Demography and Demagoguery

If demographic danger warnings are not to remain in the realm of mere demagoguery, the root causes of rising birth rates must be understood and the speculative nature of demographic forecasts appreciated.


By Moshe Arens

(A version of this column appeared in Haaretz on December 23, 2003.)

Last week there were warnings of demographic dangers facing Israel. Deputy prime minister Ehud Olmert said that one day the presence of too many Arabs west of the Jordan river will endanger the State of Israel. He concluded that Israel must immediately and unilaterally withdraw from much of the area presently under IDF control and remove the Jewish settlements. Finance Minister Benjamin Netanyahu said the demographic danger lies within the state itself – meaning Israeli Arab citizens.
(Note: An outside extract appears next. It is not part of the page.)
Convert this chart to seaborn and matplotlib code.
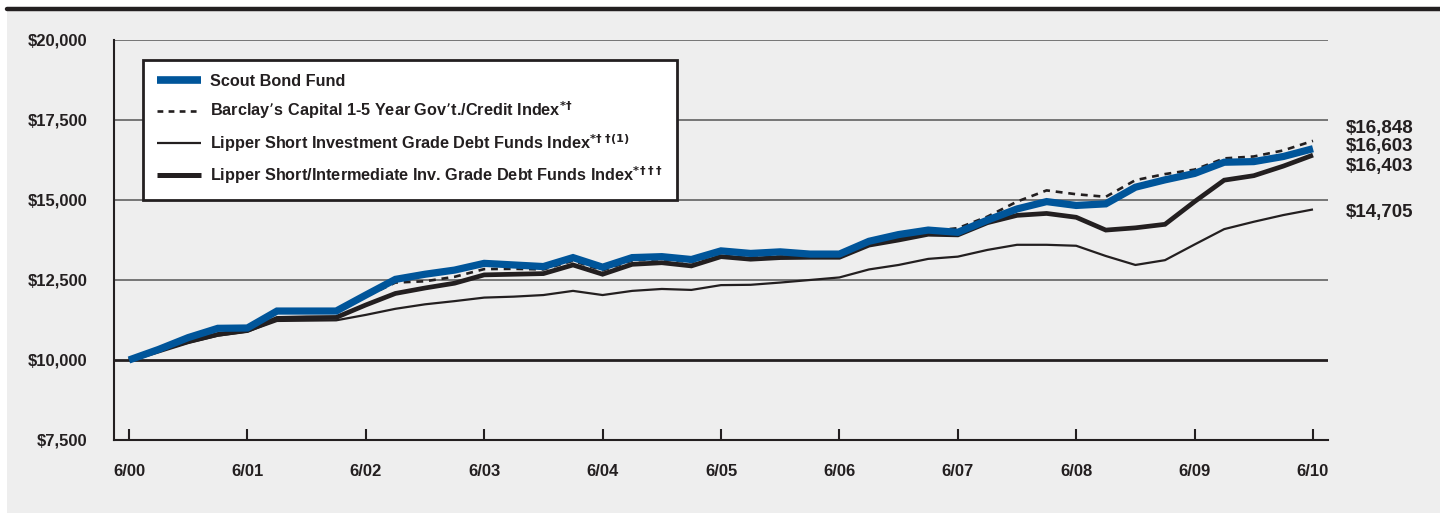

In many parts of the world, governments states with rapidly growing populations have been concerned about it. The concern is that the country’s infrastructure – housing, health care, jobs, pensions – would not keep pace with the growing population. This would result in falling standards and quality of life for all.

China took Draconian measures to curb population growth, restricting each family to one child. Egypt promoted birth control measures. The population problem has been especially serious in countries with large Moslem populations that traditionally have high birth rates, which have also increased dramatically with improved health care.

Very high birth rates present a problem, maybe even a danger, mainly to the community in which the high birth rates occur. The Gaza Strip is a good example in areas west of the Jordan River that Olmert referred to in his speech. A Palestinian population, packed like sardines and living in poverty, already lacks a minimum of modern amenities.

It is such conditions that accelerate rising birth rates. Whatever the future political settlement for the area will be, no government will be able to provide a proper infrastructure for this burgeoning population. It is truly a time bomb that only emigration can defuse.

The Bedouin population in the Negev with an annual rate of natural increase of 5.7 percent has an unenviable world record in this respect. Negev Bedouin are Israeli citizens, and if Netanyahu had them in mind he should have mentioned the challenge this poses to the government – including his own ministry – instead of speaking about a danger to the citizens of Israel.

This high birth rate is a danger to the Bedouin community and is the direct result of the abject conditions in which the majority of this population has been living for many years. Unless the Israeli government makes a serious effort to alleviate these conditions, they will be perpetuated and maybe even become worse, with even higher record birth rates.

Negev Bedouin have the lowest standard of housing, education and health care, and the highest level of unemployment in Israel. They are in far worse shape than any other segment of Israeli society – new immigrants, development towns, or Arab villages. They are in a traumatic transition from their traditional nomadic life style to enforced urbanization, and they have been neglected by successive Israeli governments.

No wonder the Islamic Movement from the north finds them easy prey; no wonder attachment to Islam and Palestinian nationalism are becoming common among Negev Bedouin. There are efforts by Robert Arnow, a New York philanthropist, and by Ben-Gurion University, to encourage university education among Bedouin women, and by the IDF to encourage young men to volunteer for army service and subsequent university studies. But these are just modest beginnings when we consider the dire distress of the Negev Bedouin.

The birth rate of Negev Bedouin should be a wake-up call for the Israeli government. The Minister responsible for Bedouin affairs is deputy prime minister Olmert. The minister responsible for allocating the necessary resources is Netanyahu.

If demographic danger warnings are not to remain in the realm of mere demagoguery, the root causes of rising birth rates must be understood and the speculative nature of demographic forecasts appreciated. Even more important, we must realize we are dealing with human problems and the challenges they pose to governments and societies – not with “demographic dangers.”